• [INFORMATION SHOWN]:
-- -- --

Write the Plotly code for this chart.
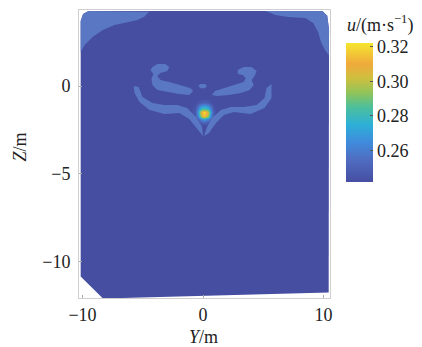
import plotly.graph_objects as go

# ---------------- data (Y, Z in m; u in m·s^-1) ----------------
field_y = [-10.15, -9.95, -9.5, 9.9, 10.3, 10.45, 10.42, -8.3, -10.15]
field_z = [3.7, 4.1, 4.27, 4.27, 4.0, 3.2, -11.75, -12.1, -10.85]

tl_y = [-10.15, -9.95, -9.5, -4.47, -4.88, -5.43, -6.26, -7.35, -8.31, -9.14, -9.82, -10.15]
tl_z = [3.7, 4.1, 4.27, 4.23, 3.94, 3.76, 3.63, 3.47, 3.19, 2.81, 2.33, 1.94]

tr_y = [5.19, 6.0, 7.08, 8.48, 9.14, 9.55, 9.79, 10.12, 10.43, 10.45, 10.3, 9.9]
tr_z = [4.27, 4.04, 3.93, 3.87, 3.59, 3.07, 2.5, 2.05, 1.76, 3.2, 4.0, 4.27]

ul_y = [-4.2, -3.79, -3.13, -2.8, -2.96, -3.54, -3.79, -3.54, -2.8, -1.81, -1.07, -0.82,
        -1.15, -1.98, -2.96, -3.79, -4.2, -4.28, -4.12, -4.36]
ul_z = [1.08, 1.25, 1.25, 1.08, 0.85, 0.74, 0.57, 0.34, 0.23, 0.06, -0.11, -0.28,
        -0.51, -0.46, -0.34, -0.23, 0.06, 0.4, 0.68, 0.91]

ur_y = [2.88, 3.37, 4.03, 4.44, 4.28, 4.03, 4.2, 3.87, 3.13, 2.14, 1.15, 0.74,
        0.99, 1.81, 2.72, 3.37, 3.54, 3.29, 2.88]
ur_z = [0.91, 1.08, 1.08, 0.85, 0.57, 0.34, 0.06, -0.23, -0.4, -0.51, -0.57, -0.51,
        -0.28, -0.11, 0.06, 0.23, 0.46, 0.63, 0.68]

lw_y = [-5.76, -5.68, -5.27, -4.44, -3.21, -1.98, -1.15, -0.58, 0.0,
        -0.08, -0.58, -1.32, -2.14, -3.21, -4.2, -5.02, -5.35]
lw_z = [0.0, -0.4, -0.91, -1.37, -1.59, -1.54, -1.88, -2.39, -2.85,
        -2.33, -1.76, -1.25, -1.08, -1.08, -0.97, -0.63, -0.06]

rw_y = [5.68, 5.68, 5.1, 3.95, 2.55, 1.73, 1.07, 0.49, 0.08,
        0.33, 0.74, 1.48, 2.3, 3.37, 4.44, 5.1, 5.27]
rw_z = [0.11, -0.68, -1.25, -1.59, -1.48, -1.65, -2.11, -2.67, -2.85,
        -2.33, -1.82, -1.37, -1.2, -1.2, -1.08, -0.68, -0.11]

cb_y = [-0.4, -0.2, 0.15, 0.33, 0.15, -0.2]
cb_z = [0.0, 0.12, 0.12, 0.0, -0.12, -0.12]

spot_y = [-0.72, -0.45, -0.19, 0.08, 0.35, 0.61, 0.88]
spot_z = [-2.1, -1.9, -1.7, -1.5, -1.3, -1.1, -0.9]
spot_u = [
    [0.242, 0.243, 0.246, 0.248, 0.246, 0.243, 0.242],
    [0.243, 0.250, 0.262, 0.270, 0.262, 0.250, 0.243],
    [0.245, 0.262, 0.295, 0.315, 0.296, 0.262, 0.245],
    [0.246, 0.268, 0.305, 0.322, 0.306, 0.268, 0.246],
    [0.245, 0.262, 0.282, 0.288, 0.282, 0.262, 0.245],
    [0.243, 0.252, 0.262, 0.266, 0.262, 0.252, 0.243],
    [0.242, 0.243, 0.246, 0.248, 0.246, 0.243, 0.242],
]

u_min, u_max = 0.242, 0.322
cbar_ticks = [0.26, 0.28, 0.30, 0.32]
cbar_text = ["0.26", "0.28", "0.30", "0.32"]
x_ticks = [-10, 0, 10]
x_text = ["\u221210", "0", "10"]
y_ticks = [-10, -5, 0]
y_text = ["\u221210", "\u22125", "0"]

# ---------------- styling ----------------
FIELD = "#464EA2"
LIGHT = "#5A77C3"
FONT = "Liberation Serif"

colorscale = [
    [0.00, FIELD],
    [0.16, "#4F6CC0"],
    [0.29, "#3F8CDC"],
    [0.41, "#2DB0D8"],
    [0.54, "#4DBF9A"],
    [0.64, "#90C45A"],
    [0.75, "#D0BF3E"],
    [0.85, "#F0AA3C"],
    [1.00, "#F5E62E"],
]

fig = go.Figure()


def path_of(xs, ys):
    pts = " L ".join(f"{a},{b}" for a, b in zip(xs, ys))
    return "M " + pts + " Z"


shapes = []
for xs, ys, col in [(field_y, field_z, FIELD), (tl_y, tl_z, LIGHT), (tr_y, tr_z, LIGHT)]:
    shapes.append(dict(type="path", xref="x", yref="y", path=path_of(xs, ys),
                       fillcolor=col, line=dict(width=0), layer="below"))

fig.add_trace(go.Heatmap(
    x=spot_y, y=spot_z, z=spot_u, zsmooth="best",
    colorscale=colorscale, zmin=u_min, zmax=u_max,
    hoverinfo="skip",
    colorbar=dict(
        thickness=27, len=139, lenmode="pixels",
        x=(348 - 79) / 253, xanchor="left", xpad=0,
        y=(298 - 43) / 288, yanchor="top", ypad=0,
        outlinewidth=0,
        tickvals=cbar_ticks, ticktext=cbar_text,
        ticks="inside", ticklen=3, tickcolor="#555",
        tickfont=dict(family=FONT, size=18, color="#222"),
    ),
))


def poly(xs, ys, color):
    fig.add_trace(go.Scatter(x=xs, y=ys, mode="lines", fill="toself",
                             fillcolor=color, line=dict(width=0, color=color),
                             hoverinfo="skip", showlegend=False))


poly(ul_y, ul_z, LIGHT)
poly(ur_y, ur_z, LIGHT)
poly(lw_y, lw_z, LIGHT)
poly(rw_y, rw_z, LIGHT)
poly(cb_y, cb_z, LIGHT)

axis_common = dict(
    showgrid=False, zeroline=False, showline=True, mirror=True,
    linecolor="#CFCFCF", linewidth=1,
    ticks="inside", ticklen=3, tickcolor="#AAAAAA",
    tickfont=dict(family=FONT, size=18, color="#222"),
)

fig.update_layout(
    width=422, height=347,
    margin=dict(l=79, r=90, t=10, b=49),
    paper_bgcolor="white", plot_bgcolor="white",
    shapes=shapes,
    xaxis=dict(range=[-10.29, 10.53], tickvals=x_ticks, ticktext=x_text,
               ticklabelstandoff=0, **axis_common),
    yaxis=dict(range=[-12.07, 4.33], tickvals=y_ticks, ticktext=y_text,
               ticklabelstandoff=4, **axis_common),
    annotations=[
        dict(text="<i>Y</i>/m", xref="x", x=0, yref="paper", y=-0.135,
             showarrow=False, xanchor="center", yanchor="middle",
             font=dict(family=FONT, size=18, color="#222")),
        dict(text="<i>Z</i>/m", xref="paper", x=-0.233, yref="paper", y=0.524,
             textangle=-90, showarrow=False, xanchor="center", yanchor="middle",
             font=dict(family=FONT, size=18, color="#222")),
        dict(text="<i>u</i>/(m\u00b7s<sup>\u22121</sup>)", xref="paper",
             x=(382 - 79) / 253, yref="paper", y=(298 - 24) / 288,
             showarrow=False, xanchor="center", yanchor="middle",
             font=dict(family=FONT, size=18, color="#222")),
    ],
)

fig.write_html("out.html")
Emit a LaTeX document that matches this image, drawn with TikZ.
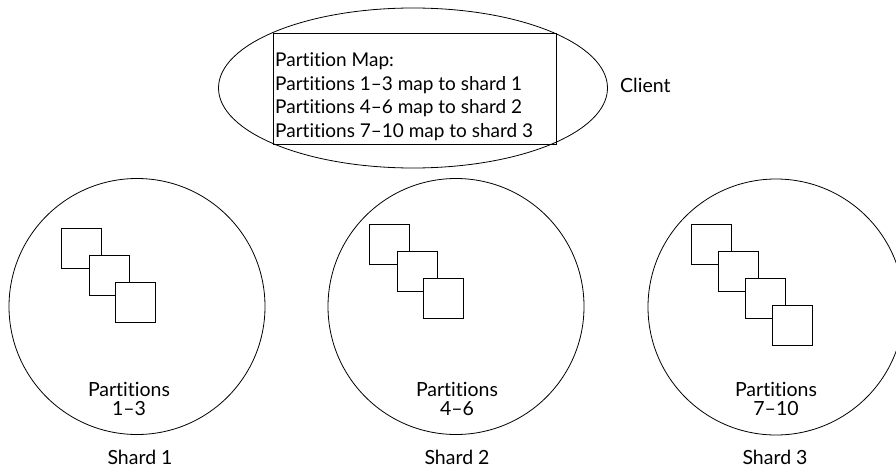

-- -- --

• [DIRECTIVE]: In the entries above, find the line that contains "-11.75, -12.1, -10.85]", then repeat exactly every line from the first one through that line, with no pictures.

• [FINISHED TASK]:
Write the Plotly code for this chart.
import plotly.graph_objects as go

# ---------------- data (Y, Z in m; u in m·s^-1) ----------------
field_y = [-10.15, -9.95, -9.5, 9.9, 10.3, 10.45, 10.42, -8.3, -10.15]
field_z = [3.7, 4.1, 4.27, 4.27, 4.0, 3.2, -11.75, -12.1, -10.85]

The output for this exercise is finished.